East Buffalo Township moves to tighten data center rules
East Buffalo supervisors ordered a new ordinance for industrial-scale data centers, as PNK Group's Allenwood plans raise questions about power, water and noise.

East Buffalo Township moved to write tougher rules for large data centers before a major proposal fully lands in its lap, directing solicitor Peter Matson of Lewisburg to draft an ordinance aimed at industrial-scale projects. Supervisors already have a rule on the books for smaller cryptocurrency and data-mining facilities, but they now want a separate framework for the much larger commercial campuses being discussed in Union County.
The timing matters because PNK Group has told residents it could build up to four data centers at Great Stream Commons along Route 15, in the Allenwood area. Later reporting described the site as a 667-acre industrial-business park north of Allenwood, and one account said a proposed building there could reach 478,400 square feet. That scale is exactly why township officials appear to be moving now, before the zoning code is tested by a specific application.

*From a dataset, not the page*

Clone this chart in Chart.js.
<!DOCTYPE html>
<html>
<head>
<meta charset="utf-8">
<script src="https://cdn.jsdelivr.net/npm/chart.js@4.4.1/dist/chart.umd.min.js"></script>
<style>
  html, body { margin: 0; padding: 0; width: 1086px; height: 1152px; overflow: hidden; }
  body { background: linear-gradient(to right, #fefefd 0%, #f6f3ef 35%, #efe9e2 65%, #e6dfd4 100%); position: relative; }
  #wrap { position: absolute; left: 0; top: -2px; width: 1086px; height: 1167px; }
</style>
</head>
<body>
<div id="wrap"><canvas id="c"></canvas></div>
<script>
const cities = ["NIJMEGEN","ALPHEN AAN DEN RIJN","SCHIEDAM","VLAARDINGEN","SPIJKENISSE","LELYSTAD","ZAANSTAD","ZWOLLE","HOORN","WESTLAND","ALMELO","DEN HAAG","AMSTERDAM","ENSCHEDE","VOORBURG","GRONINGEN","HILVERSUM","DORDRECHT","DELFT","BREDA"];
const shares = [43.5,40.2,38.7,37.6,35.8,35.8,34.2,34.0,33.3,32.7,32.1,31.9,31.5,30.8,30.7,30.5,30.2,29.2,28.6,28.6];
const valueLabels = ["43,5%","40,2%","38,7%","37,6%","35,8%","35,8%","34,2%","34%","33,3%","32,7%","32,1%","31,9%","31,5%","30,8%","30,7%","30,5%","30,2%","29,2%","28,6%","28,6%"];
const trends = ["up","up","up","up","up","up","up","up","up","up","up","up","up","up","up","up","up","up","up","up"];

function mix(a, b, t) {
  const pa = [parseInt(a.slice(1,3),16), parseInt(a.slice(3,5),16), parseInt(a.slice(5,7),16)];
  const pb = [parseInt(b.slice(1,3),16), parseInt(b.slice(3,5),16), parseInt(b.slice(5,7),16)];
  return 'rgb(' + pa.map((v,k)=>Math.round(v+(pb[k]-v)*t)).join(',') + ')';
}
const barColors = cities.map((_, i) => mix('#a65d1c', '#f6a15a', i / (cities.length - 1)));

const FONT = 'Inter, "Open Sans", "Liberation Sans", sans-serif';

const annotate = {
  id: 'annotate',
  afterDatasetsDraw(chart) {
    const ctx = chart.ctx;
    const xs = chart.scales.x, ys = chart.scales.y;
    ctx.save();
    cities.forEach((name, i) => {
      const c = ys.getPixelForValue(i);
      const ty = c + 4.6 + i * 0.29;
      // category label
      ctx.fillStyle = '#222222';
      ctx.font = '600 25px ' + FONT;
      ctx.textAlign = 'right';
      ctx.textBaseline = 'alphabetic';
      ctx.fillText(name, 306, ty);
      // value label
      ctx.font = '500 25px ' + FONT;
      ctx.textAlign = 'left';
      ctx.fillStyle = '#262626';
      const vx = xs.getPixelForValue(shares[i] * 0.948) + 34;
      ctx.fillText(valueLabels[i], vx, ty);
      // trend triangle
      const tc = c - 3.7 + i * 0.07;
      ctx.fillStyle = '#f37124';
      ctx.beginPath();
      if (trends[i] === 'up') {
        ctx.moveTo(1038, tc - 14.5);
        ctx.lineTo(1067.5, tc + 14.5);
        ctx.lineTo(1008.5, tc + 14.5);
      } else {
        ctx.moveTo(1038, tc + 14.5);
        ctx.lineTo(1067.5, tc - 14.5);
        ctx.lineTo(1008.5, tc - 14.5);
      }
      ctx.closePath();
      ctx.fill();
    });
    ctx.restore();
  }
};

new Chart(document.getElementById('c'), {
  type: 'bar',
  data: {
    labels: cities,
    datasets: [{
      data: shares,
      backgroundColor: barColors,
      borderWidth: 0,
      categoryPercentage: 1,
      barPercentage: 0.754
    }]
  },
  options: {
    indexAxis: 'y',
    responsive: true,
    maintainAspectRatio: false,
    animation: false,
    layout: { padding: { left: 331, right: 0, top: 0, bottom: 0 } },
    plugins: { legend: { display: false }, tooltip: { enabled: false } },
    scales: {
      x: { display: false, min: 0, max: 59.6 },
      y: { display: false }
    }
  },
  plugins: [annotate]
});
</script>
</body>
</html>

Residents pressed those same worries at an April 2 open house, where questions centered on environmental impact, power use and water use. The discussion has become more than a land-use dispute: neighbors want to know how much electricity a campus of that size would draw, what kind of noise backup generators and cooling systems would create, how much truck traffic construction would add, and whether local roads and utility systems would need upgrades that taxpayers or ratepayers would ultimately absorb.
A Pennsylvania township legal memo on data centers lays out the tools municipalities can use. Local governments can define data centers as a distinct land use, require conditional-use or special-exception hearings, and regulate setbacks, buffering, landscaping, stormwater, noise, vibration, lighting, generators and fuel storage. The same memo also warns that townships cannot simply ban data centers outright and should not adopt standards without technical support, which makes the wording of East Buffalo's draft ordinance especially important for nearby property owners and future applicants.

The regional pressure is not limited to East Buffalo. PNK Group has also pursued zoning changes in Gregg Township at 198 Enterprise Blvd. in Allenwood, and a June 1 public hearing on that curative amendment was postponed so township officials could get more information from an acoustical engineer on noise levels and limits. Around Union County, the central question is no longer whether data centers are coming, but what local rules will control them, what approvals they will need, and whether the county ends up with tax revenue, utility strain, or both.